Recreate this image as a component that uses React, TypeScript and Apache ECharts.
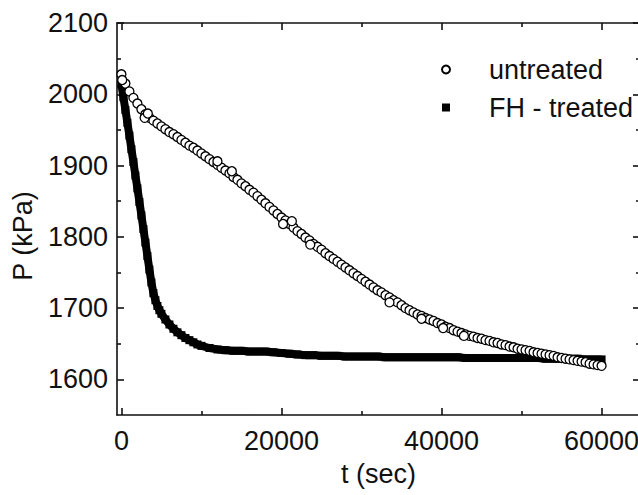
import React, { useEffect, useRef } from "react";
import * as echarts from "echarts";

// untreated: [t (sec), P (kPa)]
const untreated: [number, number][] = [
  [0, 2028], [500, 2015], [1000, 2004], [1500, 1995], [2000, 1987], [2500, 1979],
  [3000, 1972], [3500, 1967], [4000, 1963], [4500, 1959], [5000, 1955], [5500, 1951],
  [6000, 1947], [6500, 1944], [7000, 1940], [7500, 1936], [8000, 1932], [8500, 1928],
  [9000, 1925], [9500, 1921], [10000, 1917], [10500, 1913], [11000, 1909], [11500, 1905],
  [12000, 1901], [12500, 1897], [13000, 1893], [13500, 1889], [14000, 1884], [14500, 1880],
  [15000, 1875], [15500, 1871], [16000, 1866], [16500, 1862], [17000, 1857], [17500, 1852],
  [18000, 1847], [18500, 1842], [19000, 1837], [19500, 1832], [20000, 1827], [20500, 1823],
  [21000, 1818], [21500, 1813], [22000, 1808], [22500, 1804], [23000, 1799], [23500, 1795],
  [24000, 1790], [24500, 1786], [25000, 1782], [25500, 1777], [26000, 1773], [26500, 1769],
  [27000, 1765], [27500, 1761], [28000, 1757], [28500, 1753], [29000, 1749], [29500, 1745],
  [30000, 1741], [30500, 1737], [31000, 1733], [31500, 1729], [32000, 1725], [32500, 1722],
  [33000, 1718], [33500, 1715], [34000, 1711], [34500, 1708], [35000, 1704], [35500, 1700],
  [36000, 1697], [36500, 1694], [37000, 1691], [37500, 1689], [38000, 1686], [38500, 1684],
  [39000, 1682], [39500, 1679], [40000, 1677], [40500, 1674], [41000, 1672], [41500, 1669],
  [42000, 1667], [42500, 1665], [43000, 1663], [43500, 1661], [44000, 1660], [44500, 1658],
  [45000, 1657], [45500, 1655], [46000, 1654], [46500, 1652], [47000, 1651], [47500, 1649],
  [48000, 1648], [48500, 1646], [49000, 1645], [49500, 1643], [50000, 1642], [50500, 1641],
  [51000, 1640], [51500, 1638], [52000, 1637], [52500, 1636], [53000, 1635], [53500, 1634],
  [54000, 1633], [54500, 1631], [55000, 1630], [55500, 1629], [56000, 1628], [56500, 1627],
  [57000, 1626], [57500, 1625], [58000, 1624], [58500, 1622], [59000, 1621], [59500, 1620],
  [60000, 1619],
];

// scattered untreated readings off the main trend
const untreatedExtra: [number, number][] = [
  [100, 2020], [2900, 1967], [3300, 1973], [12000, 1906], [13800, 1892],
  [20200, 1818], [21300, 1822], [23600, 1789], [33500, 1708], [37500, 1685],
  [40200, 1672], [42800, 1661],
];

// FH - treated: [t (sec), P (kPa)]
const fhTreated: [number, number][] = [
  [0, 2014], [250, 1996], [500, 1978], [750, 1960], [1000, 1942], [1250, 1923],
  [1500, 1905], [1750, 1886], [2000, 1868], [2250, 1849], [2500, 1830], [2750, 1811],
  [3000, 1792], [3250, 1773], [3500, 1754], [3750, 1736], [4000, 1721], [4250, 1711],
  [4500, 1703], [4750, 1697], [5000, 1692], [5500, 1684], [6000, 1677], [6500, 1671],
  [7000, 1666], [7500, 1662], [8000, 1658], [8500, 1655], [9000, 1652], [9500, 1649],
  [10000, 1647], [11000, 1644], [12000, 1642], [13000, 1641], [14000, 1640], [15000, 1640],
  [16000, 1639], [17000, 1639], [18000, 1639], [19000, 1638], [20000, 1637], [21000, 1636],
  [22000, 1635], [23000, 1634], [24000, 1634], [25000, 1633], [26000, 1633], [27000, 1633],
  [28000, 1632], [29000, 1632], [30000, 1632], [31000, 1632], [32000, 1632], [33000, 1631],
  [34000, 1631], [35000, 1631], [36000, 1631], [37000, 1631], [38000, 1631], [39000, 1631],
  [40000, 1631], [41000, 1631], [42000, 1631], [43000, 1630], [44000, 1630], [45000, 1630],
  [46000, 1630], [47000, 1630], [48000, 1630], [49000, 1630], [50000, 1630], [51000, 1630],
  [52000, 1630], [53000, 1629], [54000, 1629], [55000, 1629], [56000, 1629], [57000, 1629],
  [58000, 1628], [59000, 1628], [60000, 1628],
];

const xMajorTicks = [0, 20000, 40000, 60000];
const xMinorTicks = [10000, 30000, 50000];
const yMajorTicks = [1600, 1700, 1800, 1900, 2000, 2100];
const yMinorTicks = [1650, 1750, 1850, 1950, 2050];

const X_MIN = -550;
const X_MAX = 64800;
const Y_MIN = 1550;
const Y_MAX = 2100;

const FONT = "Liberation Sans, Arial, sans-serif";
const INK = "#111";
const FS = 27;

export default function App() {
  const ref = useRef<HTMLDivElement>(null);

  useEffect(() => {
    if (!ref.current) return;
    const chart = echarts.init(ref.current, undefined, { renderer: "svg" });

    const lineStyle = { color: INK, width: 1.6 };
    const plain = (v: number) => String(v);

    const makeX = (position: string, ticks: number[], len: number, main: boolean, label: boolean) => ({
      type: "value",
      position,
      min: X_MIN,
      max: X_MAX,
      gridIndex: 0,
      axisLine: { show: main, onZero: false, lineStyle },
      axisTick: { show: true, inside: true, length: len, customValues: ticks, lineStyle },
      axisLabel: label
        ? { show: true, customValues: ticks, formatter: plain, fontSize: FS, fontFamily: FONT, color: INK, margin: 12 }
        : { show: false },
      splitLine: { show: false },
      ...(label
        ? {
            name: "t (sec)",
            nameLocation: "middle",
            nameGap: 45,
            nameTextStyle: { fontSize: FS, fontFamily: FONT, color: INK },
          }
        : {}),
    });

    const makeY = (position: string, ticks: number[], len: number, main: boolean, label: boolean) => ({
      type: "value",
      position,
      min: Y_MIN,
      max: Y_MAX,
      gridIndex: 0,
      axisLine: { show: main, onZero: false, lineStyle },
      axisTick: { show: true, inside: true, length: len, customValues: ticks, lineStyle },
      axisLabel: label
        ? { show: true, customValues: ticks, formatter: plain, fontSize: FS, fontFamily: FONT, color: INK, margin: 9 }
        : { show: false },
      splitLine: { show: false },
    });

    chart.setOption({
      animation: false,
      backgroundColor: "#fff",
      grid: {
        left: 117,
        top: 23,
        width: 523,
        height: 392,
        containLabel: false,
        outerBoundsMode: "none",
      },
      xAxis: [
        makeX("bottom", xMajorTicks, 7, true, true),
        makeX("bottom", xMinorTicks, 4, false, false),
        makeX("top", xMajorTicks, 7, true, false),
        makeX("top", xMinorTicks, 4, false, false),
      ],
      yAxis: [
        makeY("left", yMajorTicks, 7, true, true),
        makeY("left", yMinorTicks, 4, false, false),
        makeY("right", yMajorTicks, 7, true, false),
        makeY("right", yMinorTicks, 4, false, false),
      ],
      legend: {
        orient: "vertical",
        left: 436,
        top: 51,
        itemWidth: 8,
        itemHeight: 8,
        itemGap: 11,
        selectedMode: false,
        data: [
          { name: "untreated", icon: "circle" },
          { name: "FH - treated", icon: "rect" },
        ],
        textStyle: {
          fontSize: FS,
          fontFamily: FONT,
          color: INK,
          lineHeight: 27,
          padding: [0, 0, 0, 34],
        },
      },
      graphic: [
        {
          type: "text",
          x: 23,
          y: 236,
          rotation: Math.PI / 2,
          style: {
            text: "P (kPa)",
            fontSize: FS,
            fontFamily: FONT,
            fill: INK,
            align: "center",
            verticalAlign: "middle",
          },
        },
      ],
      series: [
        {
          name: "FH - treated",
          type: "line",
          xAxisIndex: 0,
          yAxisIndex: 0,
          data: fhTreated,
          symbol: "rect",
          symbolSize: 8,
          showSymbol: true,
          showAllSymbol: true,
          lineStyle: { color: "#000", width: 8 },
          itemStyle: { color: "#000" },
          z: 2,
        },
        {
          name: "untreated",
          type: "scatter",
          xAxisIndex: 0,
          yAxisIndex: 0,
          data: [...untreated, ...untreatedExtra],
          symbol: "circle",
          symbolSize: 9,
          itemStyle: { color: "#fff", borderColor: "#000", borderWidth: 1.3, opacity: 1 },
          z: 3,
        },
      ],
    });

    return () => chart.dispose();
  }, []);

  return (
    <div
      ref={ref}
      style={{ position: "fixed", left: 0, top: 0, width: 638, height: 495, background: "#fff" }}
    />
  );
}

◆ **WHAT TO WORK ON**:
Your task is to restate word for word the lines from the top of the data to the line containing "import * as", both ends included, with every picture left out.

◆ **THE COMPLETED TASK**:
Recreate this image as a component that uses React, TypeScript and Apache ECharts.
import React, { useEffect, useRef } from "react";
import * as echarts from "echarts";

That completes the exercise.